Das andere Problem hat Palmer in größerem Detail angesprochen. Wenn jede Entscheidung prinzipiell zu jeder Zeit der Basis unterworfen werden kann, dann steht die Partei tatsächlich für alles und nichts gleichzeitig. Wenn sie tatsächlich jemals an die Regierung kommen sollte und jede Entscheidung von der Basis getroffen wird, wie soll da jemals mit dem Koalitionspartner Politik geplant und gemacht werden? Wie soll auf internationale Krisen reagiert werden? Die vollständige Überflüssigmachung des repräsentativen Abgeordneten, die das System als ultimative Konsequenz in sich trägt, ist gleichzeit auch die völlige Verantwortungslosigkeit. Eine (notwendig) anonyme Masse von Abstimmern kann man nicht für ihre Entscheidungen verantwortlich halten. Dieses tiefgehende Problem ist bislang noch kaum angedacht. Sollten die Piraten sich aber als politische Kraft etablieren können und irgendwann auch regieren wollen, werden sie kaum darum herumkommen. Bereits jetzt zeigt sich eine Dominanz einzelner prominenter Politiker wie Lauer oder Weisband, ob sie das wollen oder nicht.
Worin aber liegen die großen Chancen von Liquid Feedback? Partizipation ist ein hohes Gut. Die angesprochenen Probleme sind ernst und müssen angegangen werden, aber sie verurteilen das Projekt nicht zum Scheitern. Zum Ausarbeiten etwa von Parteiprogrammen und Grundsatzentschlüssen und auch zur Basisentscheidung über grundlegende Entscheidungen - etwa die Aufnahme von Koalitionsverhandlungen - eignet es sich praktisch ohne Abstriche.

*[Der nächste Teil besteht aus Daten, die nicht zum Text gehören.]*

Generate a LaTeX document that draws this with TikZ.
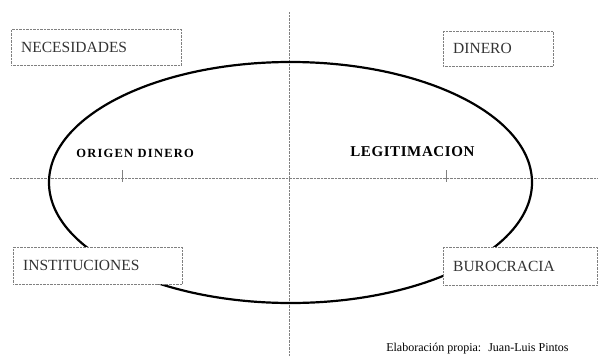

Im tagesaktuellen politischen Prozess kann es als feingliedriges Evaluations- und Petitionsinstrument dienen, das ohne die schwerfällige Formalitäten des bundestagseigenen Petitionssystems auskommt. Die jeweiligen Fraktionen könnten so in ständigem Kontakt mit dem engagierten Teil der Basis bleiben, ohne in ein allzu rigides Korsett gezwungen zu werden, das ihnen und der Partei jegliche Bewegungsfreiheit nimmt. Das Versprechen der Piratenpartei auf politische Partizipation darf keinesfalls aufgegeben werden, und die Idee, die hinter Liquid Feedback steckt, ist wegweisend. Wie jedes große Projekt wird es Stolperstellen geben, werden Geburtsfehler offenbar werden und wird es Änderungen geben. Es gilt, einen realistischen Blick auf die Chancen und Probleme des Systems zu haben, erstere zu fördern und zu verstärken und letztere bereits in den Anfängen zu bekämpfen.